═══ Material supplied

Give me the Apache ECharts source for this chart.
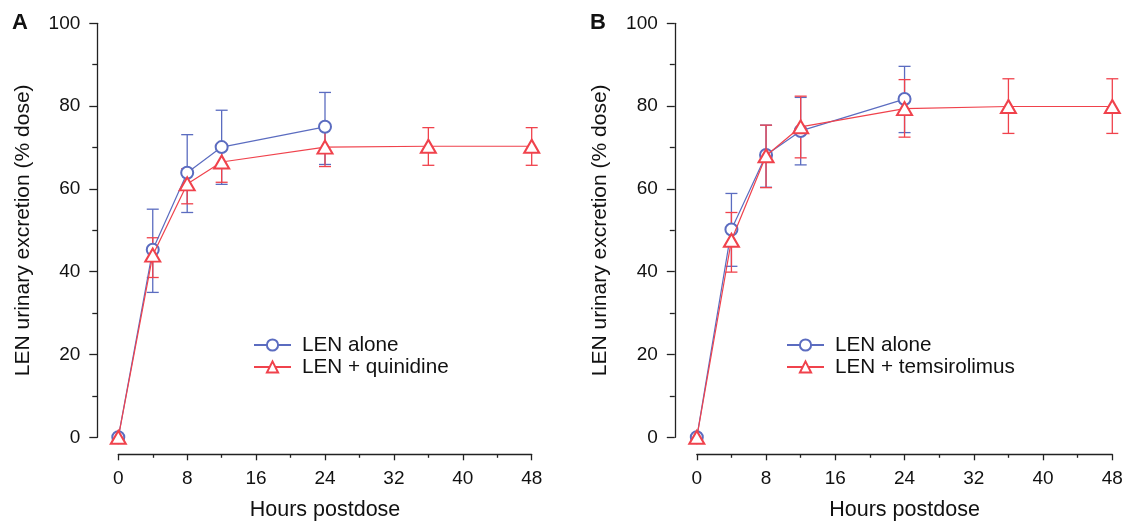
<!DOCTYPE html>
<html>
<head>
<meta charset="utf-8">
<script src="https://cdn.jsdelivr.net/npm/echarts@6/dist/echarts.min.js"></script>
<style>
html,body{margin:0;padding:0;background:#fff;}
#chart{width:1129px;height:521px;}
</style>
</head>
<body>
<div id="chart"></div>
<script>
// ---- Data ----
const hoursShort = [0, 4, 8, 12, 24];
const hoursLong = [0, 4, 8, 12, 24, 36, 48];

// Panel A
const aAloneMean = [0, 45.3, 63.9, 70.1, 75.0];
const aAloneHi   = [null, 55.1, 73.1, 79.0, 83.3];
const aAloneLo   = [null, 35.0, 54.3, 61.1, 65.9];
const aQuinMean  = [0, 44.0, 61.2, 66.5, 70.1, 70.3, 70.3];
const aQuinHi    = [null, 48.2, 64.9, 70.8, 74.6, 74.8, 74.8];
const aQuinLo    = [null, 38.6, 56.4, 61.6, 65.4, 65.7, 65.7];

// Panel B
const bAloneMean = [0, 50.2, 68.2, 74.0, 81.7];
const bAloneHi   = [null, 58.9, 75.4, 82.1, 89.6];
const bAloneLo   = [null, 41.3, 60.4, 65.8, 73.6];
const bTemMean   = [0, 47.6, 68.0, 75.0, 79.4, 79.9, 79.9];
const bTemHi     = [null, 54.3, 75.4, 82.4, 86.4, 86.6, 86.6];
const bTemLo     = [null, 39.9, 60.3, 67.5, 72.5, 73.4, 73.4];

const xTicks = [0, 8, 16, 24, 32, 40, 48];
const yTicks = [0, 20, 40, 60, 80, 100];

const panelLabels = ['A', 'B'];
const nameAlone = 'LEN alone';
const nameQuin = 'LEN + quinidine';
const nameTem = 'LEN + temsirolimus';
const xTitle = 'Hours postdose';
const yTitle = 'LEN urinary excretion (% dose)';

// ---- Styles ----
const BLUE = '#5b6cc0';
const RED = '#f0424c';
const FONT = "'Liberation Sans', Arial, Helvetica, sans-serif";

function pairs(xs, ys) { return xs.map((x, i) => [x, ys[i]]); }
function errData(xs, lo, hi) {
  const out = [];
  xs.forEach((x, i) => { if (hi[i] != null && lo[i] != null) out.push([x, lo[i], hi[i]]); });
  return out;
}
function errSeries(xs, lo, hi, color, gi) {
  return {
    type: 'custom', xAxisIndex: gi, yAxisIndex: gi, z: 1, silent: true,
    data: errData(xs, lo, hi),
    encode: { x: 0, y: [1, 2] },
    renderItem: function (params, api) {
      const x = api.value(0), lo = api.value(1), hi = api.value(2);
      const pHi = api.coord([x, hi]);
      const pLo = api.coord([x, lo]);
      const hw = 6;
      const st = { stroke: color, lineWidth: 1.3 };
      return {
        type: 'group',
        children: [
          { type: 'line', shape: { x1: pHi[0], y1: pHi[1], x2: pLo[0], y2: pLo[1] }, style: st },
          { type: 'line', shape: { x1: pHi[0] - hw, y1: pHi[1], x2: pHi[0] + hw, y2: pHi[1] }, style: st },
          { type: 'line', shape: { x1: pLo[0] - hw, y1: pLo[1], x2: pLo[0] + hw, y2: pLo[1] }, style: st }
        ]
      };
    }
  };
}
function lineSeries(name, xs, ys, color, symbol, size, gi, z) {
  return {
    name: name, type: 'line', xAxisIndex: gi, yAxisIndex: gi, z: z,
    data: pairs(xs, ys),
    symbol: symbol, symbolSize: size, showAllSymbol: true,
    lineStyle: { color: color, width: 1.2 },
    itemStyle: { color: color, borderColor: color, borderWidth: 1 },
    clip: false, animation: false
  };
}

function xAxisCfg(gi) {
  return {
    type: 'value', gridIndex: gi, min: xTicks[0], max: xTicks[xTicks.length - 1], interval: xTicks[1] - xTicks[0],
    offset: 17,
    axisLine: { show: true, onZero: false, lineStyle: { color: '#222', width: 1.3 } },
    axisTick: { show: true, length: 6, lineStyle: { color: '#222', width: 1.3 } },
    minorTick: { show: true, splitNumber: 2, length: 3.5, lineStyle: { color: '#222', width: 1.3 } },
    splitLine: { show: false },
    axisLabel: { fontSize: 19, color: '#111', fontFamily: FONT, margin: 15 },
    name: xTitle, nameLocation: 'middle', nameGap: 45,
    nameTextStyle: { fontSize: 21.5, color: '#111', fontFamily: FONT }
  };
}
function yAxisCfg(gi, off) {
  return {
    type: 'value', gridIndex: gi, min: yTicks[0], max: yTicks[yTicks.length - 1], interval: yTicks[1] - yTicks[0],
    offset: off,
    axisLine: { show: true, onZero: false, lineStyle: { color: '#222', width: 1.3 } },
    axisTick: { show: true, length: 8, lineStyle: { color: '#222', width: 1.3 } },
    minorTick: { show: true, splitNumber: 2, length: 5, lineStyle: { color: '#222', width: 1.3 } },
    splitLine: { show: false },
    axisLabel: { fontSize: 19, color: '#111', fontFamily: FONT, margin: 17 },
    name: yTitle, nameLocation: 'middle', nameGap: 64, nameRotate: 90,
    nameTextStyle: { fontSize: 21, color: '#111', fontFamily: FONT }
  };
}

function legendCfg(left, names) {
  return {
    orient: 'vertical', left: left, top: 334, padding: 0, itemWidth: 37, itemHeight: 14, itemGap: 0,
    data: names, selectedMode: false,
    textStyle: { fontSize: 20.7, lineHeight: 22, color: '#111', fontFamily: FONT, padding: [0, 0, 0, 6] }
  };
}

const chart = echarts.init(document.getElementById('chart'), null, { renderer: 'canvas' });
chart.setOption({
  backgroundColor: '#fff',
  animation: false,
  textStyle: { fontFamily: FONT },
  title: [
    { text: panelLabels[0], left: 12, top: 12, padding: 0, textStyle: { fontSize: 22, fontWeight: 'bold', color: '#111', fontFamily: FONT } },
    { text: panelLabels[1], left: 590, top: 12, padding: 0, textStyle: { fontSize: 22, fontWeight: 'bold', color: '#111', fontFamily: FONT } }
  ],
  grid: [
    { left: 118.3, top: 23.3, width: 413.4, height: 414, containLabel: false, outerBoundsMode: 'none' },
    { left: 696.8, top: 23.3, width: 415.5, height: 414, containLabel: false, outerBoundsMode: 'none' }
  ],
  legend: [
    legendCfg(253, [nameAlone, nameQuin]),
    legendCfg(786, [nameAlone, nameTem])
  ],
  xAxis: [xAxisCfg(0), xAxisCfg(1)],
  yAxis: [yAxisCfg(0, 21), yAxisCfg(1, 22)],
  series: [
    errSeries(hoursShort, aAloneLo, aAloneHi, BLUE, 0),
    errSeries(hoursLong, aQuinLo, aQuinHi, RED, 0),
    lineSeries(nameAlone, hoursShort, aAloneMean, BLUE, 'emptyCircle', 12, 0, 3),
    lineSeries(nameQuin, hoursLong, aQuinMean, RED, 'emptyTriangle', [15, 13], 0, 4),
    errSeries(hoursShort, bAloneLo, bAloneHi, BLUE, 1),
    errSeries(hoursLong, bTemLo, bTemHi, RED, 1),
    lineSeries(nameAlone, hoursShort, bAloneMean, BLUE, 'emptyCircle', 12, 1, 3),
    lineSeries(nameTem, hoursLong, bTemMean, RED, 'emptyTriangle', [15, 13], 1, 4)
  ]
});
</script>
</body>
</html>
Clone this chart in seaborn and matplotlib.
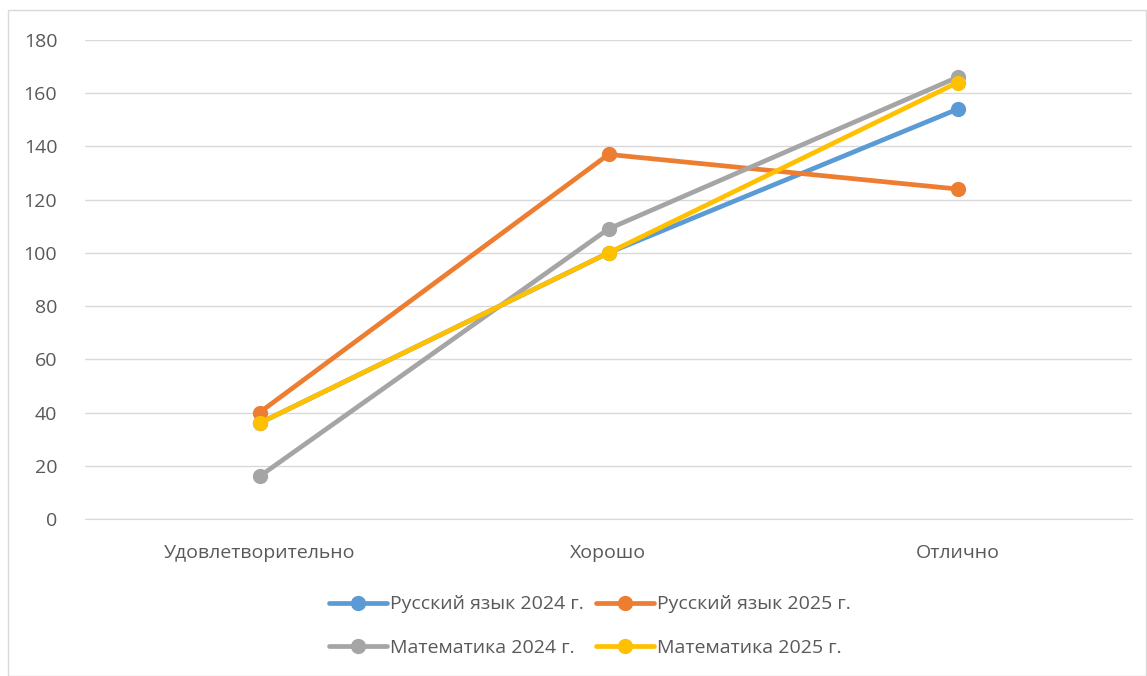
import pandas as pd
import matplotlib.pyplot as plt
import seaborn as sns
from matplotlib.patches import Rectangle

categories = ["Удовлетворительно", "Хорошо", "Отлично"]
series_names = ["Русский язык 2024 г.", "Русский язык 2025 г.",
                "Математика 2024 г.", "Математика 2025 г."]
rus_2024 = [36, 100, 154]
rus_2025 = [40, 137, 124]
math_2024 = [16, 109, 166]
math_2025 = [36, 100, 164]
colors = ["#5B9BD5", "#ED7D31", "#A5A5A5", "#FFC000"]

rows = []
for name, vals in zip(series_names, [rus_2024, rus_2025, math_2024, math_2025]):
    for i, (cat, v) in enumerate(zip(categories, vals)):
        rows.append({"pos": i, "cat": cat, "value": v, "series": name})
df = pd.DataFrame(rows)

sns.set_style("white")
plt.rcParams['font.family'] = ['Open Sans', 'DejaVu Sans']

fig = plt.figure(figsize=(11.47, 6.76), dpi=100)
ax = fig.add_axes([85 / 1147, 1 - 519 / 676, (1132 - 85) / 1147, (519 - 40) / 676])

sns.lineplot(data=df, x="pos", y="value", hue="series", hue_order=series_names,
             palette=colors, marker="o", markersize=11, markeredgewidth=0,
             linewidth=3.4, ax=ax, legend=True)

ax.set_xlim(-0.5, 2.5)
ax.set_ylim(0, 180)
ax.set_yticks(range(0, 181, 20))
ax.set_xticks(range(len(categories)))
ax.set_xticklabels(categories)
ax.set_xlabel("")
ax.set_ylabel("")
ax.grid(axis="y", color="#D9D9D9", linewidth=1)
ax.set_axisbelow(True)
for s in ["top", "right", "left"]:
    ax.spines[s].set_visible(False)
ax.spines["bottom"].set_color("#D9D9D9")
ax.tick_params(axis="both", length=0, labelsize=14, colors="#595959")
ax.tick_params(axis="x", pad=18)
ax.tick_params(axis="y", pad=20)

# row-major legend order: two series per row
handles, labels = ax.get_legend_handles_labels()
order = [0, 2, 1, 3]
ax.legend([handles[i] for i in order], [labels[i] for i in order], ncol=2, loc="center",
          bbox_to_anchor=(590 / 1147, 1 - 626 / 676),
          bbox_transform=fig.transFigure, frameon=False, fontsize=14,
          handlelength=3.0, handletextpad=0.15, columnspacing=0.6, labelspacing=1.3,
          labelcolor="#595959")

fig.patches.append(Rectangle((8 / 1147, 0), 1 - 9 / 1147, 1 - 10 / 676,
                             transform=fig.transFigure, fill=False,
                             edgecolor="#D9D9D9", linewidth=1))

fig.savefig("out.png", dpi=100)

══════

Given request:
In the listing above, find the line containing "Clone this chart in seaborn and matplotlib." and the line containing "linewidth=3.4, ax=ax, legend=True)". Reproduce those lines and all between them exactly, with no pictures and nothing more.

The result:
Clone this chart in seaborn and matplotlib.
import pandas as pd
import matplotlib.pyplot as plt
import seaborn as sns
from matplotlib.patches import Rectangle

categories = ["Удовлетворительно", "Хорошо", "Отлично"]
series_names = ["Русский язык 2024 г.", "Русский язык 2025 г.",
                "Математика 2024 г.", "Математика 2025 г."]
rus_2024 = [36, 100, 154]
rus_2025 = [40, 137, 124]
math_2024 = [16, 109, 166]
math_2025 = [36, 100, 164]
colors = ["#5B9BD5", "#ED7D31", "#A5A5A5", "#FFC000"]

rows = []
for name, vals in zip(series_names, [rus_2024, rus_2025, math_2024, math_2025]):
    for i, (cat, v) in enumerate(zip(categories, vals)):
        rows.append({"pos": i, "cat": cat, "value": v, "series": name})
df = pd.DataFrame(rows)

sns.set_style("white")
plt.rcParams['font.family'] = ['Open Sans', 'DejaVu Sans']

fig = plt.figure(figsize=(11.47, 6.76), dpi=100)
ax = fig.add_axes([85 / 1147, 1 - 519 / 676, (1132 - 85) / 1147, (519 - 40) / 676])

sns.lineplot(data=df, x="pos", y="value", hue="series", hue_order=series_names,
             palette=colors, marker="o", markersize=11, markeredgewidth=0,
             linewidth=3.4, ax=ax, legend=True)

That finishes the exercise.